Throughout my day, I have the great pleasure to work with some fantastic educators. These teachers are committed to making their students' experiences at school engaging, impactful, and student-driven. One way teachers at Benton Community are making this happen is with individual and classroom goal-setting conversations with students. I wrote about our district goal-setting process earlier this year HERE. Taking it to the next level, many teachers are going beyond the district-provided three-times-per-year conversations.
At the request of our teachers, my colleague Cynda Mehlert (@cmehlert) and I did a professional development earlier this year on Setting Quality Goals, Monitoring, and Providing Effective Feedback at our PK-3 centers. Included in this learning was research from John Hattie and his work in, Visible Learning. We outlined the importance of feedback, and that in order to make the greatest impact student achievement, our goal-setting conversations with students have to be constant. They cannot be goals we make with our students and then let them sit on a shelf for three months before we revisit them. Students need to take ownership of these goals. Our teachers took this learning and ran with it!
I would like to highlight how one of Benton Community's teachers is working through a new goal-setting process in her classroom. I get to see this process as Mrs. Fisher's Instructional Coach, but I also witness the excitement as a parent of a student experiencing this first hand. My son comes home increasingly motivated to tell us about how he and his class are progressing on their goal wall.
The idea surfaced during a coaching cycle conversation Mrs.

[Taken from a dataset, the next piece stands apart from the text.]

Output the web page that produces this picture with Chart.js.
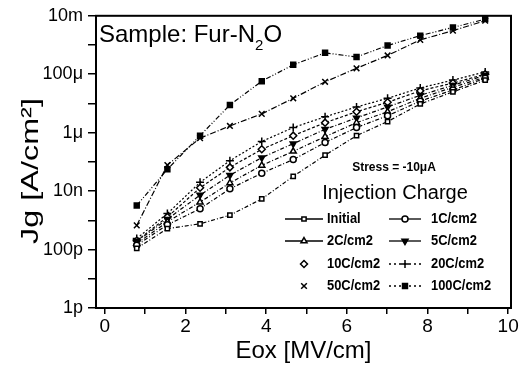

Fisher and I were having surrounding Characteristics of Effective Instruction. We were looking for a way to go more in-depth with our coaching relationship, so Kim chose to do a self-assessment surrounding "Assessment for Learning". We went through the Innovation Configuration Map for this specific Characteristic of Effective Instruction. It was during her self-evaluation that she found she had some great ideas brewing for long-term goals of how she wanted to align goal-setting and feedback in her kindergarten classroom. Fast forward a few months, and it is up and running in her classroom. I'm am so impressed with the determination she has to make this work for her students. She is up for modifying on the spot and seeing it through to a second year of implementation.
Please let me know if you have any questions as you look through this goal-setting process in Mrs. Fisher's kindergarten classroom!
Student goal-setting wall. "I Can Statements" are on the top and bottom of the board.
Each paw represents a student who has met the learning goal. No names are attached, the class is aiming for 18 paws in each column, one for each student.
Top Half: Sent home when goal is set - students meet with Mrs. Fisher weekly to look at potential goal areas. They brainstorm ways the student can help him/her meet the goal with activities at school and ways to practice at home. Bottom Half: Sent home when goal is met!
Mrs. Fisher meets weekly with students to assess and check to see if they have met the learning goal.
Bottom Half: Sent home when a goal is met - the student, teacher, and principal sign the bottom of the goal sheet and it is sent home to parents. They then set a new goal to work on for the next week.
Mrs. Fisher keeps track of each student's progress on a class Google Sheet. She marks dates of re-assessments and highlights when the goal is met.
Mrs. Fisher now puts a * when all of the students have met the target. The class can see how they are doing while also taking ownership in their part of the process.